The Pohozaev identity for the Spectral Fractional Laplacian

TL;DR

This paper establishes a Pohozaev identity for the Spectral Fractional Laplacian, enabling non-existence results for certain nonlinear problems in star-shaped domains, using a novel spectral approach.

Contribution

It introduces the first Pohozaev identity for the Spectral Fractional Laplacian, differing from prior non-local operators, through a new spectral method exploiting quadratic structures.

Findings

Derived a Pohozaev identity for SFL

Proved non-existence results for semilinear problems

Developed a spectral approach based on eigenvalues

Abstract

In this paper, we prove a Pohozaev identity for the Spectral Fractional Laplacian (SFL). This identity allows us to establish non-existence results for the semilinear Dirichlet problem $(-\Delta|_{\Omega})^su = f(u)$ in star-shaped domains.
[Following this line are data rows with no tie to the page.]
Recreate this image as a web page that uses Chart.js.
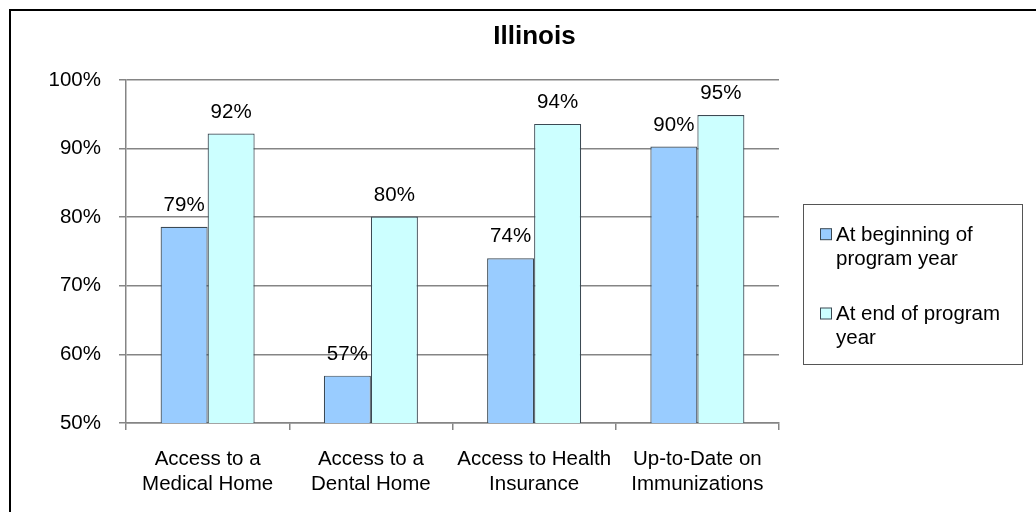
<!DOCTYPE html>
<html>
<head>
<meta charset="utf-8">
<title>Illinois</title>
<script src="https://cdn.jsdelivr.net/npm/chart.js@4.4.1/dist/chart.umd.min.js"></script>
<style>
  html, body { margin: 0; padding: 0; background: #fff; }
  #wrap { position: relative; width: 1036px; height: 512px; overflow: hidden; }
  #chart { position: absolute; left: 0; top: 0; }
  /* chart frame: only top and left edges are visible in the crop */
  #frame {
    position: absolute; left: 9px; top: 9px; width: 1100px; height: 600px;
    border-top: 2px solid #000; border-left: 2px solid #000; pointer-events: none;
  }
</style>
</head>
<body>
<div id="wrap">
  <canvas id="chart" width="1036" height="512"></canvas>
  <div id="frame"></div>
</div>
<script>
// ---------- data ----------
const chartTitle = 'Illinois';
const categories = [
  ['Access to a', 'Medical Home'],
  ['Access to a', 'Dental Home'],
  ['Access to Health', 'Insurance'],
  ['Up-to-Date on', 'Immunizations'],
];
const seriesNames = [
  ['At beginning of', 'program year'],
  ['At end of program', 'year'],
];
const beginValues = [78.6, 56.9, 74.0, 90.3];
const endValues = [92.2, 80.1, 93.6, 94.9];
const yTicks = [50, 60, 70, 80, 90, 100];
const seriesColors = ['#99ccff', '#ccffff'];

const FONT = "'Liberation Sans', Arial, sans-serif";
const FONT_SIZE = 20.5;
const GRID = '#858585';
const BAR_EDGE = '#3c4a54';

Chart.defaults.font.family = FONT;
Chart.defaults.font.size = FONT_SIZE;
Chart.defaults.color = '#000';

// ---------- value labels above bars ----------
const valueLabels = {
  id: 'valueLabels',
  afterDatasetsDraw(chart) {
    const ctx = chart.ctx;
    ctx.save();
    ctx.font = FONT_SIZE + 'px ' + FONT;
    ctx.fillStyle = '#000';
    ctx.textAlign = 'center';
    ctx.textBaseline = 'alphabetic';
    chart.data.datasets.forEach((ds, i) => {
      chart.getDatasetMeta(i).data.forEach((bar, j) => {
        ctx.fillText(Math.round(ds.data[j]) + '%', bar.x, bar.y - 16);
      });
    });
    ctx.restore();
  },
};

// ---------- title + boxed legend ----------
const titleAndLegend = {
  id: 'titleAndLegend',
  afterDraw(chart) {
    const ctx = chart.ctx;
    ctx.save();
    ctx.fillStyle = '#000';
    ctx.font = 'bold 26px ' + FONT;
    ctx.textAlign = 'center';
    ctx.textBaseline = 'alphabetic';
    ctx.fillText(chartTitle, 534.5, 44);

    ctx.strokeStyle = '#555';
    ctx.lineWidth = 1;
    ctx.strokeRect(803.5, 204.5, 219, 160);

    ctx.font = FONT_SIZE + 'px ' + FONT;
    ctx.textAlign = 'left';
    chart.data.datasets.forEach((ds, i) => {
      const base = 240.7 + i * 79.3;
      ctx.fillStyle = ds.backgroundColor;
      ctx.fillRect(820.5, base - 12, 11, 11);
      ctx.strokeStyle = BAR_EDGE;
      ctx.strokeRect(820.5, base - 12, 11, 11);
      ctx.fillStyle = '#000';
      seriesNames[i].forEach((line, k) => ctx.fillText(line, 836, base + k * 24.3));
    });
    ctx.restore();
  },
};

new Chart(document.getElementById('chart'), {
  type: 'bar',
  data: {
    labels: categories,
    datasets: [
      {
        label: seriesNames[0].join(' '),
        data: beginValues,
        backgroundColor: seriesColors[0],
        borderColor: BAR_EDGE,
        borderWidth: 1.2,
      },
      {
        label: seriesNames[1].join(' '),
        data: endValues,
        backgroundColor: seriesColors[1],
        borderColor: BAR_EDGE,
        borderWidth: 1.2,
      },
    ],
  },
  options: {
    responsive: false,
    animation: false,
    events: [],
    barPercentage: 1,
    categoryPercentage: 0.576,
    layout: { padding: { left: 0, right: 257, top: 80, bottom: 0 } },
    plugins: {
      legend: { display: false },
      title: { display: false },
      tooltip: { enabled: false },
    },
    scales: {
      x: {
        offset: true,
        grid: { drawOnChartArea: false, drawTicks: true, tickLength: 7, offset: true, color: GRID, lineWidth: 1.5 },
        border: { color: GRID, width: 1.5 },
        ticks: { padding: 17, maxRotation: 0, autoSkip: false, color: '#000' },
        afterFit: (s) => { s.height = 89; },
      },
      y: {
        min: yTicks[0],
        max: yTicks[yTicks.length - 1],
        afterBuildTicks: (s) => { s.ticks = yTicks.map((v) => ({ value: v })); },
        grid: { color: GRID, lineWidth: 1.5, tickLength: 7 },
        border: { color: GRID, width: 1.5 },
        ticks: { padding: 18, color: '#000', callback: (v) => v + '%' },
        afterFit: (s) => { s.width = 126; },
      },
    },
  },
  plugins: [valueLabels, titleAndLegend],
});
</script>
</body>
</html>
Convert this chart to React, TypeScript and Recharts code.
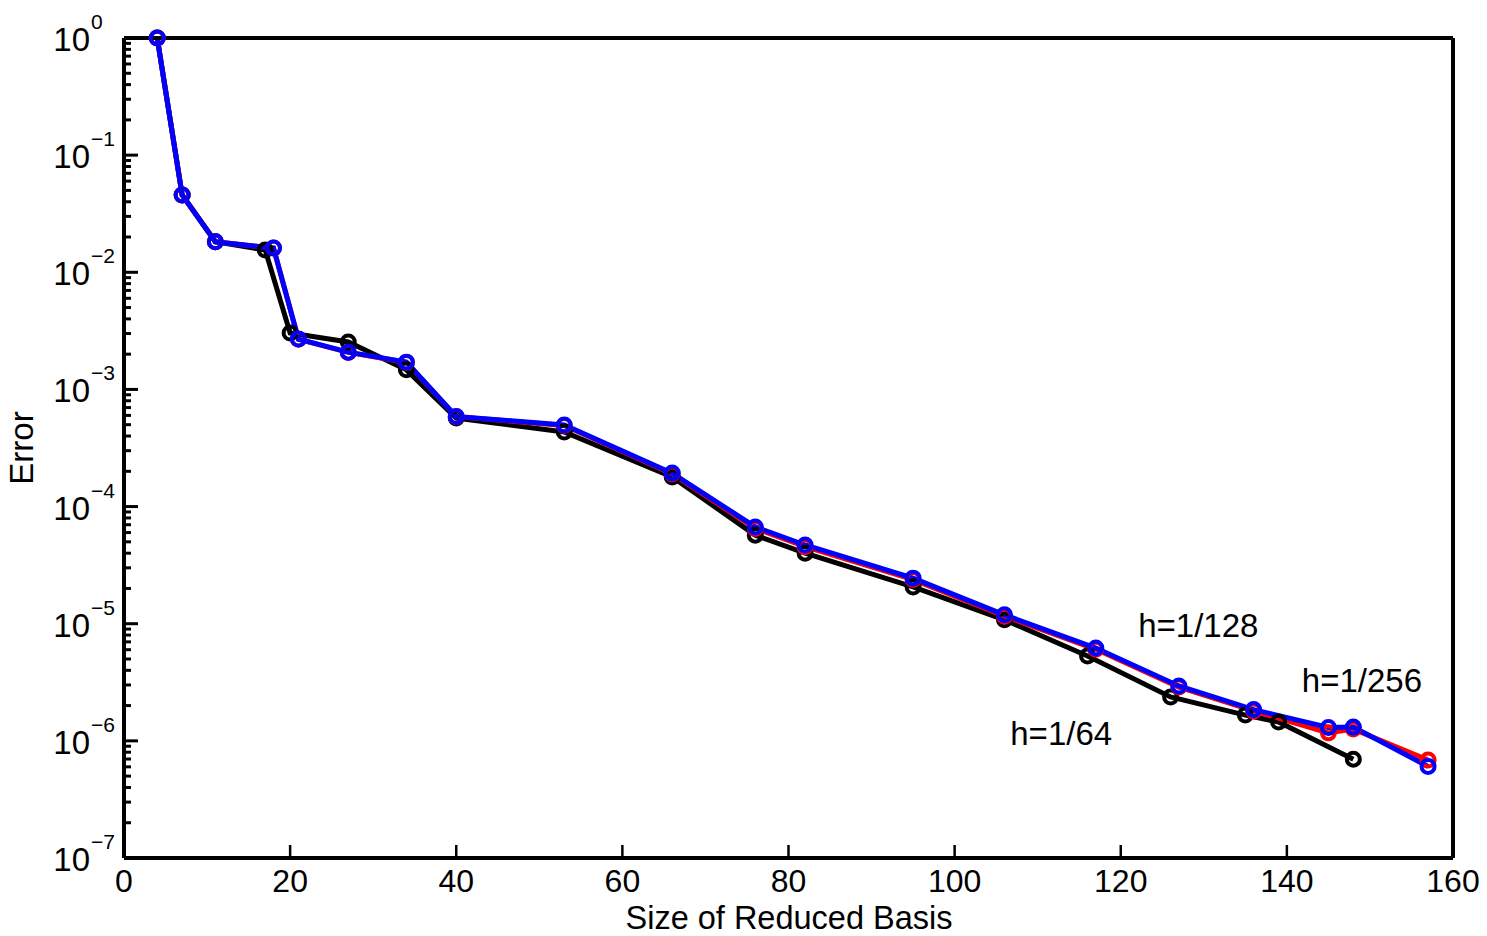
import React from "react";
import { LineChart, Line, XAxis, YAxis, ReferenceDot } from "recharts";

const FONT = '"Liberation Sans", Arial, Helvetica, sans-serif';

// axis ticks
const xTicks = [0, 20, 40, 60, 80, 100, 120, 140, 160];
const decades = [-7, -6, -5, -4, -3, -2, -1, 0];
const mantissas = [1, 2, 3, 4, 5, 6, 7, 8, 9];

// h=1/64 (black)
const h64X = [4, 7, 11, 17, 20, 27, 34, 40, 53, 66, 76, 82, 95, 106, 116, 126, 135, 139, 148];
const h64Y = [
  1, 0.0457, 0.0182, 0.0155, 0.00303, 0.00254, 0.00147, 0.00057, 0.000433, 0.000179,
  5.7e-5, 4.0e-5, 2.06e-5, 1.08e-5, 5.3e-6, 2.37e-6, 1.66e-6, 1.45e-6, 6.98e-7,
];

// h=1/128 (red)
const h128X = [4, 7, 11, 18, 21, 27, 34, 40, 53, 66, 76, 82, 95, 106, 117, 127, 136, 145, 148, 157];
const h128Y = [
  1, 0.0457, 0.0182, 0.0161, 0.00268, 0.00207, 0.0017, 0.000585, 0.000492, 0.00019,
  6.5e-5, 4.55e-5, 2.38e-5, 1.16e-5, 6.05e-6, 2.88e-6, 1.8e-6, 1.17e-6, 1.26e-6, 6.87e-7,
];

// h=1/256 (blue)
const h256X = [4, 7, 11, 18, 21, 27, 34, 40, 53, 66, 76, 82, 95, 106, 117, 127, 136, 145, 148, 157];
const h256Y = [
  1, 0.0457, 0.0182, 0.0161, 0.00269, 0.00208, 0.00171, 0.000587, 0.000497, 0.000193,
  6.7e-5, 4.7e-5, 2.45e-5, 1.19e-5, 6.2e-6, 2.94e-6, 1.85e-6, 1.3e-6, 1.31e-6, 6.04e-7,
];

const labels = [
  { text: "h=1/128", x: 122.1, y: 7.7e-6 },
  { text: "h=1/256", x: 141.8, y: 2.61e-6 },
  { text: "h=1/64", x: 106.7, y: 9.2e-7 },
];

const toPoints = (xs: number[], ys: number[]) => xs.map((x, i) => ({ x, y: ys[i] }));

const yTicks: number[] = [];
decades.forEach((e) => {
  if (e === 0) yTicks.push(1);
  else mantissas.forEach((m) => yTicks.push(m * Math.pow(10, e)));
});

const isMajor = (v: number) => {
  const l = Math.log10(v);
  return Math.abs(l - Math.round(l)) < 1e-6;
};

const LeftTick = (props: any) => {
  const { x, y, payload } = props;
  const v = payload.value;
  const major = isMajor(v);
  const e = Math.round(Math.log10(v));
  return (
    <g>
      <line x1={x} x2={x + (major ? 14 : 7)} y1={y} y2={y} stroke="#000" strokeWidth={3} />
      {major && (
        <>
          <text x={x - 34} y={y + 13} textAnchor="end" fontSize={33} fontFamily={FONT} fill="#000">
            10
          </text>
          <text x={x - 33} y={y - 9} textAnchor="start" fontSize={21} fontFamily={FONT} fill="#000">
            {e === 0 ? "0" : `\u2212${-e}`}
          </text>
        </>
      )}
    </g>
  );
};

const RightTick = (props: any) => {
  const { x, y, payload } = props;
  const major = isMajor(payload.value);
  return <line x1={x} x2={x - (major ? 14 : 7)} y1={y} y2={y} stroke="#000" strokeWidth={3} />;
};

const BottomTick = (props: any) => {
  const { x, y, payload } = props;
  return (
    <g>
      <line x1={x} x2={x} y1={y} y2={y - 13} stroke="#000" strokeWidth={2.5} />
      <text x={x} y={y + 34} textAnchor="middle" fontSize={32} fontFamily={FONT} fill="#000">
        {payload.value}
      </text>
    </g>
  );
};

const TopTick = (props: any) => {
  const { x, y } = props;
  return <line x1={x} x2={x} y1={y} y2={y + 13} stroke="#000" strokeWidth={2.5} />;
};

const App: React.FC = () => {
  const dotStyle = (c: string) => ({ r: 6.5, stroke: c, strokeWidth: 4, fill: "none" });
  const axisLine = { stroke: "#000", strokeWidth: 4 };

  return (
    <div style={{ position: "absolute", left: 0, top: 0, width: 1487, height: 936, background: "#fff" }}>
      <LineChart width={1487} height={936} margin={{ top: 28, right: 24, bottom: 18, left: 54 }}>
        <XAxis
          dataKey="x"
          type="number"
          domain={[0, 160]}
          ticks={xTicks}
          interval={0}
          height={60}
          tickSize={0}
          tickMargin={0}
          tickLine={false}
          axisLine={axisLine}
          tick={<BottomTick />}
        />
        <XAxis
          xAxisId="top"
          orientation="top"
          dataKey="x"
          type="number"
          domain={[0, 160]}
          ticks={xTicks}
          interval={0}
          height={10}
          tickSize={0}
          tickMargin={0}
          tickLine={false}
          axisLine={axisLine}
          tick={<TopTick />}
        />
        <YAxis
          type="number"
          scale="log"
          domain={[1e-7, 1]}
          ticks={yTicks}
          interval={0}
          width={70}
          tickSize={0}
          tickMargin={0}
          tickLine={false}
          axisLine={axisLine}
          tick={<LeftTick />}
        />
        <YAxis
          yAxisId="right"
          orientation="right"
          type="number"
          scale="log"
          domain={[1e-7, 1]}
          ticks={yTicks}
          interval={0}
          width={10}
          tickSize={0}
          tickMargin={0}
          tickLine={false}
          axisLine={axisLine}
          tick={<RightTick />}
        />
        <Line
          data={toPoints(h64X, h64Y)}
          dataKey="y"
          stroke="#000000"
          strokeWidth={5}
          dot={dotStyle("#000000")}
          activeDot={false}
          isAnimationActive={false}
        />
        <Line
          data={toPoints(h128X, h128Y)}
          dataKey="y"
          stroke="#ff0000"
          strokeWidth={5}
          dot={dotStyle("#ff0000")}
          activeDot={false}
          isAnimationActive={false}
        />
        <Line
          data={toPoints(h256X, h256Y)}
          dataKey="y"
          stroke="#0000ff"
          strokeWidth={5}
          dot={dotStyle("#0000ff")}
          activeDot={false}
          isAnimationActive={false}
        />
        {labels.map((l) => (
          <ReferenceDot
            key={l.text}
            x={l.x}
            y={l.y}
            r={0}
            shape={(p: any) => (
              <text x={p.cx} y={p.cy} fontSize={33} fontFamily={FONT} fill="#000">
                {l.text}
              </text>
            )}
          />
        ))}
      </LineChart>
      <svg
        width={1487}
        height={936}
        style={{ position: "absolute", left: 0, top: 0, pointerEvents: "none" }}
      >
        <text x={789} y={928.5} textAnchor="middle" fontSize={32.5} fontFamily={FONT} fill="#000">
          Size of Reduced Basis
        </text>
        <text
          x={33}
          y={448}
          textAnchor="middle"
          fontSize={33}
          fontFamily={FONT}
          fill="#000"
          transform="rotate(-90 33 448)"
        >
          Error
        </text>
      </svg>
    </div>
  );
};

export default App;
The first such identity for non-local operators was established by Ros-Oton and Serra in 2014 for the Restricted Fractional Laplacian (RFL). However, the SFL differs fundamentally from the RFL, and the integration by parts strategy of Ros-Oton and Serra cannot be applied. Instead, we develop a novel spectral approach that exploits the underlying quadratic structure. Our main result expresses the identity as a Schur product of the classical Pohozaev quadratic form and a transition matrix that depends on the eigenvalues of the Laplacian and the fractional exponent.